Records with drawing code:
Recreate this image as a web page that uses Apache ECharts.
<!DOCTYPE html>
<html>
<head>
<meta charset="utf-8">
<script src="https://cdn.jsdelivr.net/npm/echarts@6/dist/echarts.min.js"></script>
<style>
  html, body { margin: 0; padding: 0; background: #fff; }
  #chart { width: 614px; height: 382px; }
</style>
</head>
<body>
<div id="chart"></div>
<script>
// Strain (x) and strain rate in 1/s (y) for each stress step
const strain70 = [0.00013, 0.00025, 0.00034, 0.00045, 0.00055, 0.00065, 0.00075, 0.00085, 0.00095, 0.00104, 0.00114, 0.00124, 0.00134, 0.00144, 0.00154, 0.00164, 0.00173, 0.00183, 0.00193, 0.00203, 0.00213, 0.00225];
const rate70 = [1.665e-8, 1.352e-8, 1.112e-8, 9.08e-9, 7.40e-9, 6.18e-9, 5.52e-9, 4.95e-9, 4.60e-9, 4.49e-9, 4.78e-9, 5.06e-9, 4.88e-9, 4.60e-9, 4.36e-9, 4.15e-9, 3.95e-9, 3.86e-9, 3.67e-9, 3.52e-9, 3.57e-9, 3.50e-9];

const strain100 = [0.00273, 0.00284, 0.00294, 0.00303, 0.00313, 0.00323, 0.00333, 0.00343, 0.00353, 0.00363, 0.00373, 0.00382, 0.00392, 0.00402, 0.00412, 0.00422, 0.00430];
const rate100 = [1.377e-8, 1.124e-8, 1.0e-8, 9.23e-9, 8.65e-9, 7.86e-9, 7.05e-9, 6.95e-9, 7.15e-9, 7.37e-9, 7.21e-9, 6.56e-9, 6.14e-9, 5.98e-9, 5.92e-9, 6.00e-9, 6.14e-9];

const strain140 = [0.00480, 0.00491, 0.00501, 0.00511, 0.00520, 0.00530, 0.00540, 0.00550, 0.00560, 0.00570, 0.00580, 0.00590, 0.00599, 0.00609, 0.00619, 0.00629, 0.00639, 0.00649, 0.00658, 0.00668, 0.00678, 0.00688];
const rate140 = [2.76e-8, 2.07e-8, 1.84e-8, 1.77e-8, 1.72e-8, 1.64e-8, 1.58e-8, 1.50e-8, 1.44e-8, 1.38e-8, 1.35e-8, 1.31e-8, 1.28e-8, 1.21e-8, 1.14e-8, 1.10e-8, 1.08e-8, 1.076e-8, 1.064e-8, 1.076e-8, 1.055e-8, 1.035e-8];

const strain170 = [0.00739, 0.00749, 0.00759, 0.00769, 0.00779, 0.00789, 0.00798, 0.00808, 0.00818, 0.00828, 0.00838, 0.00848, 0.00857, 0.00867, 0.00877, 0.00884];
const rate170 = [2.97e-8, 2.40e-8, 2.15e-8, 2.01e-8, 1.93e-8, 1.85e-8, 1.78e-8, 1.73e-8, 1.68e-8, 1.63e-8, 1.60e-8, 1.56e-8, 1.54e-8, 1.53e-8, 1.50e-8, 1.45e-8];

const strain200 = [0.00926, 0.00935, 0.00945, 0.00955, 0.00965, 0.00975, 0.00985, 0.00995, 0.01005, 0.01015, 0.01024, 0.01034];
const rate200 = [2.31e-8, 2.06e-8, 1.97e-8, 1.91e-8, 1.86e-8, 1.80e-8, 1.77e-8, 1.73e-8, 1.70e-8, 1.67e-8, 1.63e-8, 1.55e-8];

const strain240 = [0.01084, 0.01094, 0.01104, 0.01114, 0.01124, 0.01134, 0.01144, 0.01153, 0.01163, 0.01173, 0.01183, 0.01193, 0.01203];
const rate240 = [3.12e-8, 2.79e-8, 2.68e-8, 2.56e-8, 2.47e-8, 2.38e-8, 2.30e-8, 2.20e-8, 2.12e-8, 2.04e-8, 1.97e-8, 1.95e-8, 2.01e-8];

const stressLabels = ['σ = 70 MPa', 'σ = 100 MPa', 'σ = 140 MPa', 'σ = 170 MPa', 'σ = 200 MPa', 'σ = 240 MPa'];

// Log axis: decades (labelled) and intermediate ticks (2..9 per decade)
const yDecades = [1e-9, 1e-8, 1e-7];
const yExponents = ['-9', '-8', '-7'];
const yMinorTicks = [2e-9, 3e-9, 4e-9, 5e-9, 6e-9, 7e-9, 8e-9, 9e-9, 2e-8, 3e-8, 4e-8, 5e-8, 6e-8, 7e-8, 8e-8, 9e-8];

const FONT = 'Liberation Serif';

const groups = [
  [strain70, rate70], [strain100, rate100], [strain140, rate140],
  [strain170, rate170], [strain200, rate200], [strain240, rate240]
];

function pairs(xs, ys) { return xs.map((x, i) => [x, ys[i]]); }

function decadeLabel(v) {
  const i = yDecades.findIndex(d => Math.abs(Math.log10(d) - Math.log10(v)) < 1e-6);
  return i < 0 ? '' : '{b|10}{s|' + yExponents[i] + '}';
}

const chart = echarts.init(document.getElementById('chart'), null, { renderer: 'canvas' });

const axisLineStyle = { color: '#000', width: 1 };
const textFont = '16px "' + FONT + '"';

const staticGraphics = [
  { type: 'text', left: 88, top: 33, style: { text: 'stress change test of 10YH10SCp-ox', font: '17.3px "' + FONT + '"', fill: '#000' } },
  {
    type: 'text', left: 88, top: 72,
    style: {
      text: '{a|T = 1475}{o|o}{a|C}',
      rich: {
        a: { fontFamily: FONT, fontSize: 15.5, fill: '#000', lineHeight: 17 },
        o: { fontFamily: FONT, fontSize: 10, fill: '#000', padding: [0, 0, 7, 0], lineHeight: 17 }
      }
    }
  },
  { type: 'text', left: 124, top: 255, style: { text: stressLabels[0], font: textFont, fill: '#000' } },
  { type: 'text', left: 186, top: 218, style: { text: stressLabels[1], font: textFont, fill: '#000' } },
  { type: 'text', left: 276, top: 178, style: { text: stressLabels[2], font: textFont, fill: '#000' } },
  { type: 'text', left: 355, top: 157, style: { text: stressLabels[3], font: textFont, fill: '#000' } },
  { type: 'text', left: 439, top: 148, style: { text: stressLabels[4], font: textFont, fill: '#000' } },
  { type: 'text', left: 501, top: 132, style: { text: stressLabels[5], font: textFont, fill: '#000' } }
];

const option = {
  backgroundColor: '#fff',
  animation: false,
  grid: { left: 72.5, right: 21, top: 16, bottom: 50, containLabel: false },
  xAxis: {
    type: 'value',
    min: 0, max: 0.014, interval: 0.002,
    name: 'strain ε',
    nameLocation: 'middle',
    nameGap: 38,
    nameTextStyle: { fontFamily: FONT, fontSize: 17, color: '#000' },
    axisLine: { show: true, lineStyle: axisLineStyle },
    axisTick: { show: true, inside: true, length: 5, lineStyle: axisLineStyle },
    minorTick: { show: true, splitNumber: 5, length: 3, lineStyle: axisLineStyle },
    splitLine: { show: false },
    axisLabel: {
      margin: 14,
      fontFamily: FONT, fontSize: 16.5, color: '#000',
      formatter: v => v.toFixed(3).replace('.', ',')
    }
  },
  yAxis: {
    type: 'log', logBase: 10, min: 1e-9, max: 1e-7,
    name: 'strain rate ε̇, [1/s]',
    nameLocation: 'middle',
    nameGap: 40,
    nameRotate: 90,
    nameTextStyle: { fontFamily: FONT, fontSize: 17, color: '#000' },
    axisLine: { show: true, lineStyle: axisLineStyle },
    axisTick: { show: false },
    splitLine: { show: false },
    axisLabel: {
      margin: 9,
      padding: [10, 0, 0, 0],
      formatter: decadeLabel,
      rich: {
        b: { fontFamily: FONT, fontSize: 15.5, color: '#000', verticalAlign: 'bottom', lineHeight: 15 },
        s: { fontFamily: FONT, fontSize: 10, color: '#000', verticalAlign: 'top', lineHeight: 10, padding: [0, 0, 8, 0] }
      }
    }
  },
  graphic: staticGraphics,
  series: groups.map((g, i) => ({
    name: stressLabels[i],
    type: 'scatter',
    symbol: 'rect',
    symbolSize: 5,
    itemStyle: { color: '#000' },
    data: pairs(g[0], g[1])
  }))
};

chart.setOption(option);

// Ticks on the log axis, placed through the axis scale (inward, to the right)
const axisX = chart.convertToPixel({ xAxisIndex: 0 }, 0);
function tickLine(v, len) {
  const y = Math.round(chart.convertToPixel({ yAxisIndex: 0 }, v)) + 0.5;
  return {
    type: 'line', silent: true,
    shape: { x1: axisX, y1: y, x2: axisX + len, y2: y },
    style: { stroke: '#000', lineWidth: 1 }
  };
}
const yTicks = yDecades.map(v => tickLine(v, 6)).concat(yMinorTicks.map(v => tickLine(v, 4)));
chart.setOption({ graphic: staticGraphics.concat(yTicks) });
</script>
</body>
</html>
---
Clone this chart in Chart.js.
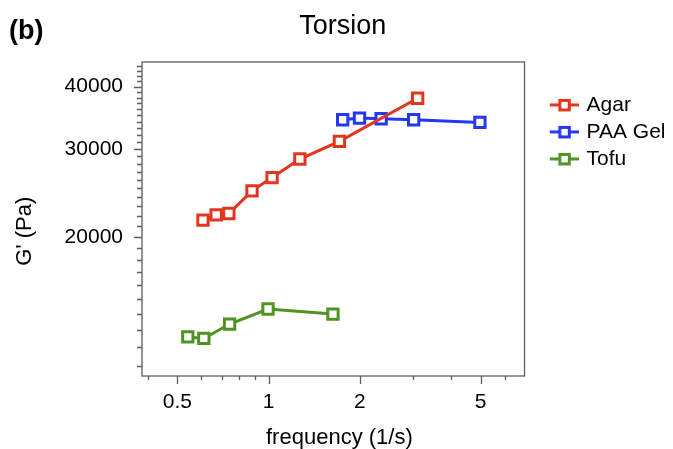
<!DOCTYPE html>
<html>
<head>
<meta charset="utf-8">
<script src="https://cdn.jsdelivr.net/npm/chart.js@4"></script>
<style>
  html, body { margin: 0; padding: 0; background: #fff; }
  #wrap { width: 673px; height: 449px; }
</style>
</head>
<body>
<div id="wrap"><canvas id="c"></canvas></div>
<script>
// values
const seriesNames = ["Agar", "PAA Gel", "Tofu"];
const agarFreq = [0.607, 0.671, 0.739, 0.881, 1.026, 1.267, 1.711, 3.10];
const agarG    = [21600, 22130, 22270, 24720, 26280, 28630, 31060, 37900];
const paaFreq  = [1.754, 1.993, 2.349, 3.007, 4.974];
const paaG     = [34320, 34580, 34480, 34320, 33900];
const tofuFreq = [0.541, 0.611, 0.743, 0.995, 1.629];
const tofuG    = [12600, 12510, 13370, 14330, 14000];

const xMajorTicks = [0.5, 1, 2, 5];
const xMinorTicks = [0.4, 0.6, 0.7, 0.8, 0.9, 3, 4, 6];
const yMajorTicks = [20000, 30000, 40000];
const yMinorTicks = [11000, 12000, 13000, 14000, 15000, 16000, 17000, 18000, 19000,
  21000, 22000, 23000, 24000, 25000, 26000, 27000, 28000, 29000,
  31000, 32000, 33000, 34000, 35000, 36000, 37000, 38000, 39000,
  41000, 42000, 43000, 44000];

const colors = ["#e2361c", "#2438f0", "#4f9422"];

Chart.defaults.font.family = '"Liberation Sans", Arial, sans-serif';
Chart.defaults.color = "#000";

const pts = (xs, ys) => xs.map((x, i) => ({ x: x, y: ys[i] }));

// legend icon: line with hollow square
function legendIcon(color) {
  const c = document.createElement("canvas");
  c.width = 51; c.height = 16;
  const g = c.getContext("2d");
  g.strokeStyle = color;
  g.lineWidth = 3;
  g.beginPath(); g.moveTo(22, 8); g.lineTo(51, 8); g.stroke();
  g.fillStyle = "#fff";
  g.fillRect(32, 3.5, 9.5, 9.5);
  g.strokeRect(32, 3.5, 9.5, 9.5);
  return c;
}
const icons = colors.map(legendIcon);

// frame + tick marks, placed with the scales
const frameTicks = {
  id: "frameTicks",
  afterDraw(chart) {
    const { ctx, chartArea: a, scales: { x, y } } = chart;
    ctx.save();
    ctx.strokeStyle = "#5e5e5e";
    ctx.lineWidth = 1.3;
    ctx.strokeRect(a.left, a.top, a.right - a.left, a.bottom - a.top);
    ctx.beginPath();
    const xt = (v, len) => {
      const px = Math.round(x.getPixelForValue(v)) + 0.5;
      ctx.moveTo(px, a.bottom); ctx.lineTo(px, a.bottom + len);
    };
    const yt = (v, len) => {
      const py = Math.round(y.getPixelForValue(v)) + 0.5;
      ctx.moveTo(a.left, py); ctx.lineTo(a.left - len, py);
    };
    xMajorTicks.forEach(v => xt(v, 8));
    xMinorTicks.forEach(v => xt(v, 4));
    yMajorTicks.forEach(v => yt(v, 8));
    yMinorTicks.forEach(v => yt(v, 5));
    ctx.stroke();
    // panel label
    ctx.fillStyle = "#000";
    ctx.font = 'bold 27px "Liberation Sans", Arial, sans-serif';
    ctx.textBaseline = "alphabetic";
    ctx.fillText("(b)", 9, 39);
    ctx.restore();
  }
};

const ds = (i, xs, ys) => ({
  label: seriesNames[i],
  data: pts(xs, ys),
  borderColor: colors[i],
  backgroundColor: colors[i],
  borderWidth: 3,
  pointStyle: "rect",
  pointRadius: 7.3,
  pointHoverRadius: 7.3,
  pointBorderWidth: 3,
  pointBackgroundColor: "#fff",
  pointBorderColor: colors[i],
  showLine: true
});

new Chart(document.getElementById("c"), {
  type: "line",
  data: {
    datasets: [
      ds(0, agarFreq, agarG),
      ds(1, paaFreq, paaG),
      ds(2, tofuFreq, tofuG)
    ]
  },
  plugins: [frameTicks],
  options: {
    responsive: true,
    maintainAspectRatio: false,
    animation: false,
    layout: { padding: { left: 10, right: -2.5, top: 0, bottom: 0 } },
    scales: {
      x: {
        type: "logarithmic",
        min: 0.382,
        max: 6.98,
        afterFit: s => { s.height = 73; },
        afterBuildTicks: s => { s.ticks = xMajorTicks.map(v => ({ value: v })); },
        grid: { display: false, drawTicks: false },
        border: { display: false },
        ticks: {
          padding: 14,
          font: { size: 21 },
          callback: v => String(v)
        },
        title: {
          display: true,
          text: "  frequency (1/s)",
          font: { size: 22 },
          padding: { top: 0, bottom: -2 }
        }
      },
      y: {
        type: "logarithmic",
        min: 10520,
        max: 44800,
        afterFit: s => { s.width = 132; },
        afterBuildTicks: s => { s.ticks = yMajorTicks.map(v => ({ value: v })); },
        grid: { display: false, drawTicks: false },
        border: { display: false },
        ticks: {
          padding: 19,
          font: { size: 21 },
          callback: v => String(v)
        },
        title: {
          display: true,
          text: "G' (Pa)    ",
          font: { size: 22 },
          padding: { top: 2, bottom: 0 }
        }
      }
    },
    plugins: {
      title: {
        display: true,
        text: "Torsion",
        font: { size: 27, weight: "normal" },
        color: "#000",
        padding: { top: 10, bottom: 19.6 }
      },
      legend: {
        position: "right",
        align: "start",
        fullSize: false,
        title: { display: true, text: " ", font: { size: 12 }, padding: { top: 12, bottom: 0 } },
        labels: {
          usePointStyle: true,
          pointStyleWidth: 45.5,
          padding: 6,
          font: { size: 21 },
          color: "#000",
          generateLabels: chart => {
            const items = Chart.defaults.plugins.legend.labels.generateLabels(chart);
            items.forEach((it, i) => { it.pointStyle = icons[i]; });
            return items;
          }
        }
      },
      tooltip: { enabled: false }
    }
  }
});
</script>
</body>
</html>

== Given task ==
Copy all lines above containing the string "this".

== Result of the exercise ==
Recreate this image as a web page that uses Apache ECharts.
Clone this chart in Chart.js.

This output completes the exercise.